Jerry Brown talks about his past, drops hints about his future
Gov. Jerry Brown, who is known to break out the occasional Latin phrase during stump speeches and news conferences, said he liked the language because “it’s obscure and makes you smarter than everybody.”
The quip came during a free-flowing speech to about 1,000 state business leaders and others at a breakfast hosted by the California Chamber of Commerce that also covered Brown’s rebellious youth, his wife’s management of his career, his presidential ambitions and the state budget.
Brown downplayed differences in economic forecasts about the state future between his department of finance and the state’s legislative analyst, which recently estimated the state will have $2.8 billion more to spend next year than Brown’s team is predicting.
“One thing we know about economists, they can’t predict the future,” Brown said, calling the differences between the two predictions relatively insignificant.
The rest of the speech was vintage Brown, with the governor riffing on a series of topics, both personal and political, in an almost stream of consciousness.
“The new comes out of the random,” Brown said, as the crowd munched on fresh fruit and quiche. “I’m not going to explain that. That’s a Jerry Brownism.”
(The quote actually comes from anthropologist Gregory Bateson, whom Brown appointed to the UC Board of Regents in 1980 and inducted into the California Hall of Fame this year.)
The governor credited his wife, Anne, for his recent political success, albeit in terms that would make a grammar teacher shiver. “My wife manages me. That’s why I’m doing so good now,” he said.

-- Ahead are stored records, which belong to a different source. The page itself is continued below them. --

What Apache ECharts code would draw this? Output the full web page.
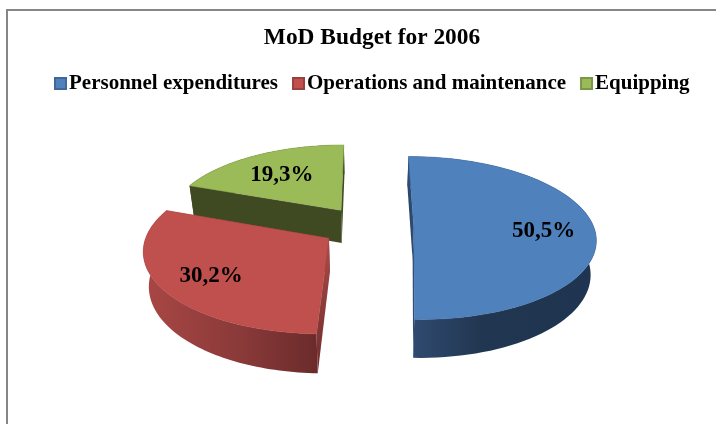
<!DOCTYPE html>
<html>
<head>
<meta charset="utf-8">
<style>html,body{margin:0;padding:0;background:#fff}#chart{width:716px;height:424px}</style>
<script src="https://cdn.jsdelivr.net/npm/echarts@6/dist/echarts.min.js"></script>
</head>
<body>
<div id="chart"></div>
<script>
// MoD budget shares for 2006
const chartTitle = 'MoD Budget for 2006';
const categories = ['Personnel expenditures', 'Operations and maintenance', 'Equipping'];
const shares = [50.5, 30.2, 19.3];

// Slice colours
const topColors = ['#4f81bd', '#c0504d', '#9bbb59'];
const edgeColors = ['#4674ab', '#ad4846', '#8ba950'];
const legendEdges = ['#3f6797', '#9a403e', '#7c9647'];
const cutColors = [
  ['#2a4468', '#2f4c72'],
  ['#ab4a48', '#6e2d2c'],
  ['#3f4a23', '#3f4a23']
];
const wallStops = [
  [[0, '#304c72'], [0.4, '#213650'], [1, '#1f3450']],
  [[0, '#a94745'], [0.55, '#8a3a39'], [1, '#6b2b2b']],
  [[0, '#3f4a23'], [1, '#3f4a23']]
];
const labelRadius = [0.72, 0.72, 0.65];
const explodeBy = [0.26, 0.25, 0.26];
const rimRadius = [1, 1, 0.97];

// Tilted-disc projection: world units are pie radii, +y comes toward the viewer
const VIEW = { vx: 367, y0: 227, ax: 180, ay: 80, persp: 0.13, depth: 33.5, shrink: 0.975 };
const TAU = Math.PI * 2;
const total = shares.reduce((a, b) => a + b, 0);

function project(wx, wy) {
  const w = 1 - VIEW.persp * wy;
  return { x: VIEW.vx + VIEW.ax * wx / w, y: VIEW.y0 + VIEW.ay * wy / w, w };
}
function lower(p) {
  return [VIEW.vx + VIEW.shrink * (p.x - VIEW.vx), p.y + VIEW.depth / p.w];
}
function upper(p) { return [p.x, p.y]; }

function sliceRange(index) {
  const before = shares.slice(0, index).reduce((a, b) => a + b, 0);
  return [before / total * TAU, (before + shares[index]) / total * TAU];
}

function renderSlice(index, api) {
  const value = api.value(0);
  const [t0, t1] = sliceRange(index);
  const mid = (t0 + t1) / 2;
  const ox = explodeBy[index] * Math.sin(mid);
  const oy = -explodeBy[index] * Math.cos(mid);
  const apex = project(ox, oy);
  const at = (t, r) => project(ox + r * Math.sin(t), oy - r * Math.cos(t));

  const rim = [];
  const steps = 80;
  for (let i = 0; i <= steps; i++) rim.push(at(t0 + (t1 - t0) * i / steps, rimRadius[index]));

  const wallPts = rim.map(upper).concat(rim.slice().reverse().map(lower));
  const topPts = [upper(apex)].concat(rim.map(upper));
  const cutWall = (p) => [upper(apex), upper(p), lower(p), lower(apex)];
  const vertical = (stops) => ({
    type: 'linear', x: 0, y: 0, x2: 0, y2: 1,
    colorStops: [{ offset: 0, color: stops[0] }, { offset: 1, color: stops[1] }]
  });
  const labelPoint = at(mid, labelRadius[index]);

  return {
    type: 'group',
    children: [
      { type: 'polygon', shape: { points: cutWall(rim[steps]) }, style: { fill: vertical(cutColors[index]) } },
      { type: 'polygon', shape: { points: cutWall(rim[0]) }, style: { fill: vertical(cutColors[index]) } },
      {
        type: 'polygon',
        shape: { points: wallPts },
        style: {
          fill: {
            type: 'linear', x: 0, y: 0, x2: 1, y2: 0,
            colorStops: wallStops[index].map(s => ({ offset: s[0], color: s[1] }))
          }
        }
      },
      {
        type: 'polygon',
        shape: { points: topPts },
        style: { fill: topColors[index], stroke: edgeColors[index], lineWidth: 0.5 }
      },
      {
        type: 'text',
        x: labelPoint.x, y: labelPoint.y + 3,
        style: {
          text: value.toFixed(1).replace('.', ',') + '%',
          fill: '#000',
          font: 'bold 23px "Liberation Serif"',
          align: 'center', verticalAlign: 'middle'
        }
      }
    ]
  };
}

const chart = echarts.init(document.getElementById('chart'), null, { renderer: 'canvas' });
chart.setOption({
  animation: false,
  backgroundColor: '#fff',
  title: {
    text: chartTitle,
    left: 367, top: 21, textAlign: 'center',
    textStyle: { fontFamily: 'Liberation Serif', fontWeight: 'bold', fontSize: 23.4, color: '#000' }
  },
  legend: {
    data: categories,
    left: 49, top: 68,
    icon: 'rect',
    itemWidth: 11, itemHeight: 11, itemGap: 14,
    selectedMode: false,
    textStyle: { fontFamily: 'Liberation Serif', fontWeight: 'bold', fontSize: 21, color: '#000', padding: [0, 0, 0, -2] }
  },
  graphic: [{
    type: 'rect', silent: true, z: -1,
    shape: { x: 7, y: 10, width: 760, height: 460 },
    style: { fill: 'none', stroke: '#868686', lineWidth: 2 }
  }],
  series: categories.map((name, i) => ({
    type: 'custom',
    name,
    coordinateSystem: 'none',
    z: [3, 2, 1][i],
    itemStyle: { color: topColors[i], borderColor: legendEdges[i], borderWidth: 1 },
    data: [[shares[i]]],
    renderItem: (params, api) => renderSlice(i, api)
  }))
});
</script>
</body>
</html>
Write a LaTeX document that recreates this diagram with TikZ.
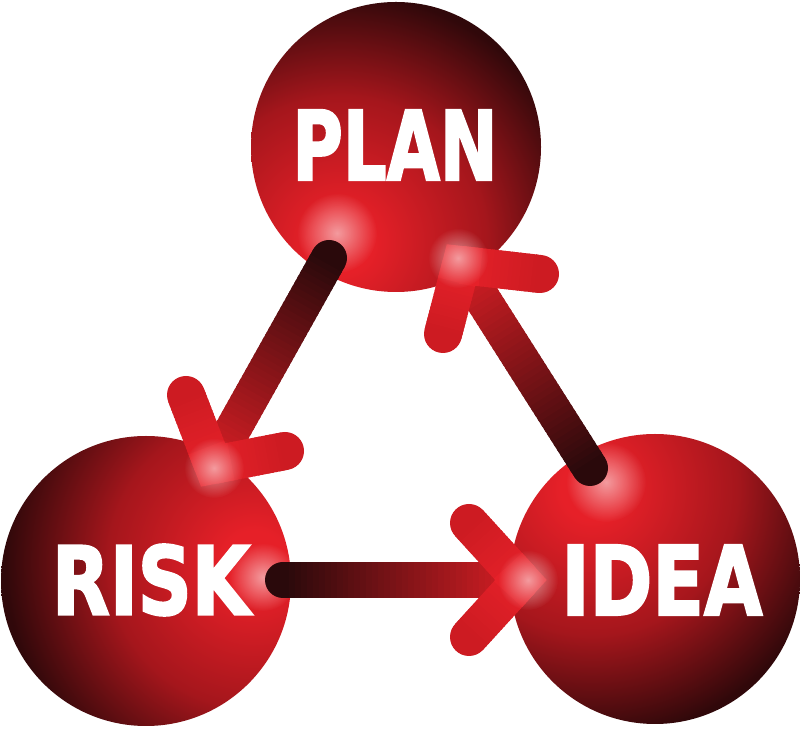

He also mentioned he was once kicked out of school for being “willfully defiant,” but said he was let back in the next day because his father was attorney general at the time.
Brown’s speech to some of the state’s top business leaders came less than 48 hours after his commencement address at UC Berkeley on Monday, in which he quoted a professor, Sheldon Wolin, who has railed against corporate power.
Such is the duality of Brown, who has proved deft at moving between audiences throughout his more than four decades in public life.
Brown reflected on those years, noting his past presidential primary victories. “Time is kind of running out on that one,” Brown said, before hinting strongly that he would seek reelection in 2014. “I guess I’ll just have to stay and do the work of being governor.”